Once outside the Forbidden City, we walked around its perimeter to get back to Tiananmen Square. The perimeter was slightly less inviting than the palaces. On one side of the gigantic moat lay all manner of red, teal and gold; on the other side, all was grey. We hot-footed it to Wangfujing Street, the Bourke Street of Beijing, which was all about the neon and the shopping. 



Pretty hungry by this point, we wandered down a side street filled with vendors selling all kinds of food, from jellied fruit to fried insects, meat-of-all-sorts skewers and fried icecream. It was like most intense Chinatown imaginable. People, red lanterns and food smells came at you from all directions. 'Assault on the senses' is accurate. Maddy and I found ourselves some dumplings before hurrying back to the main street for warmth and consumerism. 



We found some really interesting stuff on Wangfujing Street, including tea, lollies, specialty hats, Zara... Zara opened worlds of opportunity by offering access to a huge, warm department store (key word being 'warm'). We spent quality time in Forever 21 and Uniqlo as well as in less familiar shops that took cute to the next level. Think silver runners with cat face tongues, men's jackets with cat paws wrapped around the sides, fur-lined everything, etc etc. We also hunted down jianbing (egg pancakes) per Scott's orders: deliciousness confirmed.
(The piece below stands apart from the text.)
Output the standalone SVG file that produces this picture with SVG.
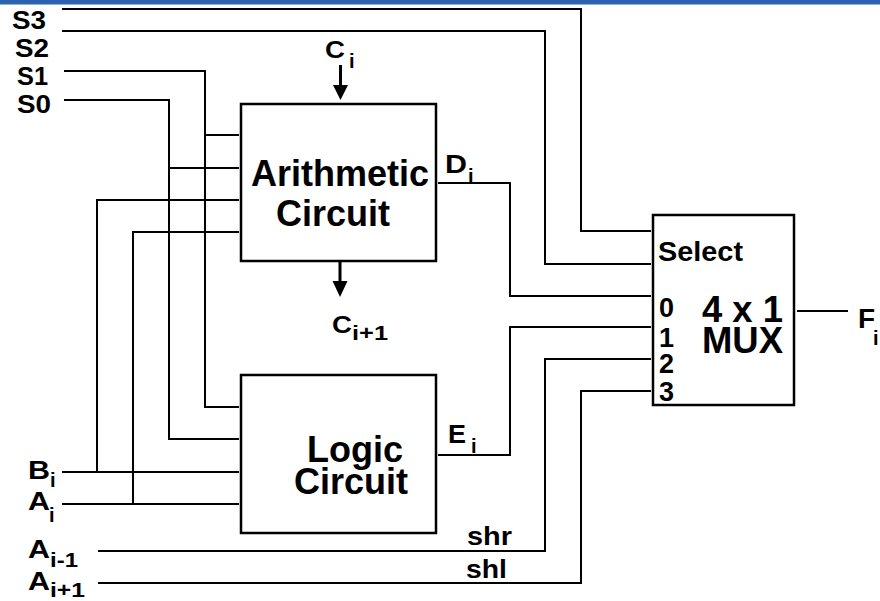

I was very excited to come across a panda and white rabbits to pose with - took me back to my Chinese classes at school. 



Following dinner - bok choy, chicken and mushroom with rice, and steamed pork buns - we headed back to the station, thankful to the shopping bags for their extra layer of insulation against the frosty frosty cold. Cue the packing, the hefting of suitcases down the loft's ladder-stairs, the turning on of the heater at full blast, and a bloody stupid awful sleepless night. Maddy rolled me into the taxi, then the airport, then onto our China Eastern Airline flight. To Japan!